> **To do**: Would you transcribe the listing that follows, character for character, and omit its images?

> **Data in this exercise**:
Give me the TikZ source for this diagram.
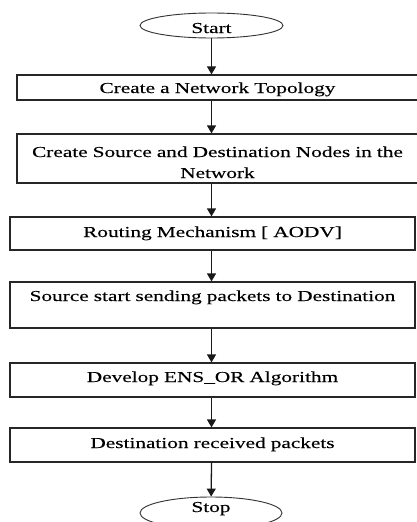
\documentclass[tikz,border=0pt]{standalone}
\usepackage{fontspec}
\setmainfont{Liberation Serif}[FakeStretch=1.4, FakeBold=0.2]
\usetikzlibrary{arrows.meta,shapes.geometric}
\tikzset{
	stepbox/.style={draw=black!85, line width=0.42mm, rectangle, inner sep=0pt, align=center},
	endbox/.style={draw=black!80, line width=0.32mm, ellipse, inner sep=0pt},
	flow/.style={line width=0.45mm, color=black!90, -{Triangle[width=9pt,length=8pt]}}
}

\begin{document}
\begin{tikzpicture}[x=1pt, y=-1pt, font=\fontsize{15.2pt}{21pt}\selectfont]
	%%%%% START %%%%%
	\useasboundingbox (0, 0) rectangle (417, 522);
	
	\node[endbox, minimum width=143pt, minimum height=25pt, text height=15pt, text depth=0pt] (start) at (211.5, 25.5) {Start};
	
	\node[stepbox, text width=401pt, text height=18pt, text depth=7pt] (topo) at (217.5, 87.5) {Create a Network Topology};
	\node[stepbox, text width=401pt, text height=23pt, text depth=26pt] (nodes) at (217.5, 158.5) {Create Source and Destination Nodes in the\\Network};
	\node[stepbox, text width=405pt, text height=20pt, text depth=13pt] (aodv) at (212.5, 233.5) {Routing Mechanism [ AODV]};
	\node[stepbox, text width=405pt, text height=19pt, text depth=27pt] (send) at (212.5, 305) {Source start sending packets to Destination};
	\node[stepbox, text width=405pt, text height=19pt, text depth=15pt] (ensor) at (212.5, 380) {Develop ENS\_OR Algorithm};
	\node[stepbox, text width=405pt, text height=20pt, text depth=14pt] (recv) at (212.5, 445) {Destination received packets};
	
	% runs off the lower edge
	\node[endbox, minimum width=142pt, minimum height=32pt, text height=4pt, text depth=6pt] (stop) at (211, 513) {Stop};
	
	% arrows all run down the column under Start
	\draw[flow] (start) -- (start |- topo.north);
	\draw[flow] (start |- topo.south) -- (start |- nodes.north);
	\draw[flow] (start |- nodes.south) -- (start |- aodv.north);
	\draw[flow] (start |- aodv.south) -- (start |- send.north);
	\draw[flow] (start |- send.south) -- (start |- ensor.north);
	\draw[flow] (start |- ensor.south) -- (start |- recv.north);
	\draw[flow] (start |- recv.south) -- (stop);
	
	%%%%% END %%%%%
\end{tikzpicture}
\end{document}
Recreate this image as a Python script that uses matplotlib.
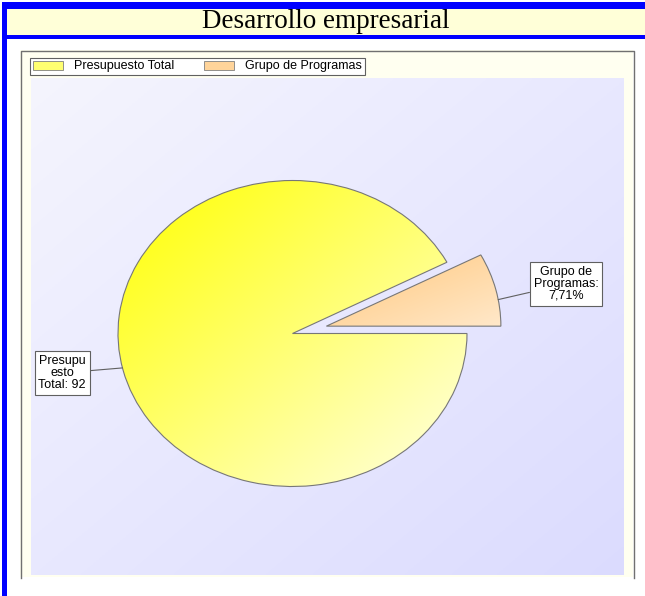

> **Response to this task**:
Give me the TikZ source for this diagram.
\documentclass[tikz,border=0pt]{standalone}
\usepackage{fontspec}
\setmainfont{Liberation Serif}[FakeStretch=1.4, FakeBold=0.2]
\usetikzlibrary{arrows.meta,shapes.geometric}
\tikzset{
	stepbox/.style={draw=black!85, line width=0.42mm, rectangle, inner sep=0pt, align=center},
	endbox/.style={draw=black!80, line width=0.32mm, ellipse, inner sep=0pt},
	flow/.style={line width=0.45mm, color=black!90, -{Triangle[width=9pt,length=8pt]}}
}

\begin{document}
\begin{tikzpicture}[x=1pt, y=-1pt, font=\fontsize{15.2pt}{21pt}\selectfont]
	%%%%% START %%%%%
	\useasboundingbox (0, 0) rectangle (417, 522);
	
	\node[endbox, minimum width=143pt, minimum height=25pt, text height=15pt, text depth=0pt] (start) at (211.5, 25.5) {Start};
	
	\node[stepbox, text width=401pt, text height=18pt, text depth=7pt] (topo) at (217.5, 87.5) {Create a Network Topology};
	\node[stepbox, text width=401pt, text height=23pt, text depth=26pt] (nodes) at (217.5, 158.5) {Create Source and Destination Nodes in the\\Network};
	\node[stepbox, text width=405pt, text height=20pt, text depth=13pt] (aodv) at (212.5, 233.5) {Routing Mechanism [ AODV]};
	\node[stepbox, text width=405pt, text height=19pt, text depth=27pt] (send) at (212.5, 305) {Source start sending packets to Destination};
	\node[stepbox, text width=405pt, text height=19pt, text depth=15pt] (ensor) at (212.5, 380) {Develop ENS\_OR Algorithm};
	\node[stepbox, text width=405pt, text height=20pt, text depth=14pt] (recv) at (212.5, 445) {Destination received packets};
	
	% runs off the lower edge
	\node[endbox, minimum width=142pt, minimum height=32pt, text height=4pt, text depth=6pt] (stop) at (211, 513) {Stop};
	
	% arrows all run down the column under Start
	\draw[flow] (start) -- (start |- topo.north);
	\draw[flow] (start |- topo.south) -- (start |- nodes.north);
	\draw[flow] (start |- nodes.south) -- (start |- aodv.north);
	\draw[flow] (start |- aodv.south) -- (start |- send.north);
	\draw[flow] (start |- send.south) -- (start |- ensor.north);
	\draw[flow] (start |- ensor.south) -- (start |- recv.north);
	\draw[flow] (start |- recv.south) -- (stop);
	
	%%%%% END %%%%%
\end{tikzpicture}
\end{document}
Recreate this image as a Python script that uses matplotlib.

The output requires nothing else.